Motivation and morale are two things that companies should strive to establish and maintain within their organization. Employers who neglect to boost morale and ensure contentment in their workforce have a higher potential of losing valued employees as the economy improves. As more jobs become available, unsatisfied and unmotivated employees may seek roles at other companies with a more satisfying culture and a higher morale rate.
Many companies have improved employee satisfaction by implementing employee bonus programs that can be aimed at generating new business, creating a win-win situation for the employee and the business. Paul Gavejian, managing director of Total Compensation Solutions, said he has seen more companies use this strategy as they look to decrease fixed costs.
“By motivating their professional staff and managers to modify their behavior in some way - do more sales calls, increase hours worked, generate more news and strategies, achieve higher profit, or reduce operating costs - then a company can increase revenues and profits,” he said to Entrepreneur.com.
In order to create and implement a successful bonus program, companies must first determine what they want to achieve, and then structure the program around those goals.
Here are a few guidelines for bonus program strategies:
Focus on profitability – According to small-business expert Donald Mazzella, the most sensible small-business bonus program ties into increased profitability. This rewards employees for assisting in the improvement of the bottom line. Resulting profits can be used for funding the bonuses. Struggling companies can still implement this tactic, stating that if the company does not profit, employees may not receive bonuses.
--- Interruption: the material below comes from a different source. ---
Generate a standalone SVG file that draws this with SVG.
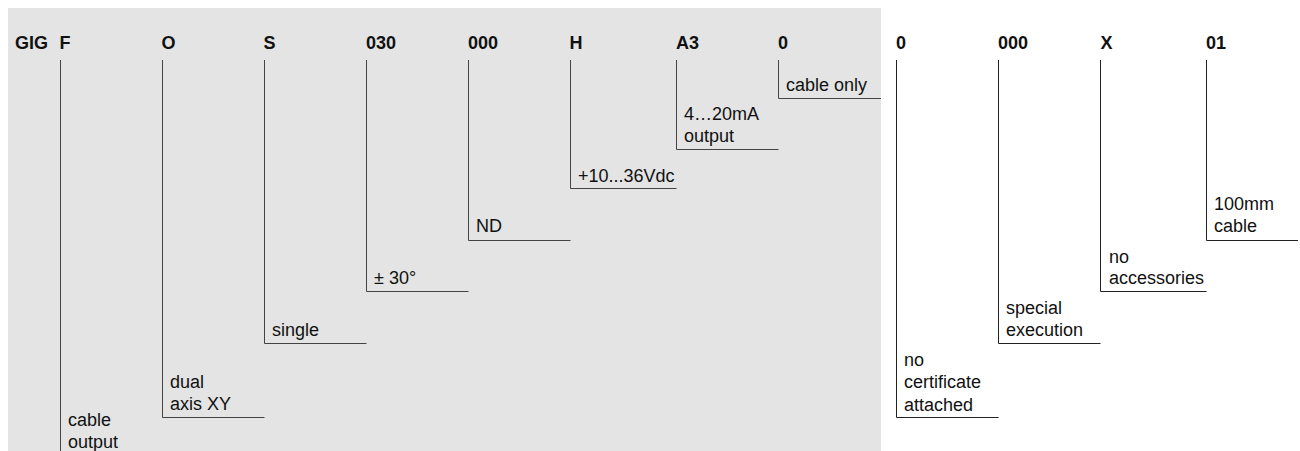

Offer a share of increased sales – Companies may also decide to give employees a percentage or fixed dollar amount when sales improve over previous periods. For example, a Midwestern clothing business that Mazzella worked with, told employees it would contribute 20% to its bonus pool if they maintained its previous year’s sales level.
Share new ideas – Businesses can also award a certain percentage or dollar amount to employees who develop an improvement that can result in a profit improvement. While the company assumes the risk in this case, it also limits the cost of developing and creating a new product or service.
Long-time entrepreneur and business leader Gary Brose, known for his passion for creating great bonus programs, describes the following eight characteristics of effective bonus programs:
Gradiated – Create multiple levels so workers can continuously strive for new goals when other goals are met.
Equitable – Make company-wide programs identical, eliminating potential rivalries between departments.
Timely – Vary bonus frequency according to seniority. Low-level employees should receive bonuses in each paycheck, mid-level managers on a quarterly basis and senior executives annually.
Simple – Programs should be easily explained and understood by all stakeholders.
Meaningful – Requirements should fall within the employees’ abilities and the amount should be substantial enough to motivate them.
Objective – Bonuses must be based on measurable results instead of subjective opinions.
Reinforced – Progress against goals should be frequently documented and shared.
Easy – Lower-level bonuses should be easily attainable so each employee experiences reward and is motivated to achieve higher goals.
Implementing an employee bonus program focused on improving company profitability can be a great way to improve the company bottom line while boosting internal employee satisfaction and morale. HR professionals can assist in the development and implementation of these programs, playing an important part in building a company’s market share while strengthening employee loyalty.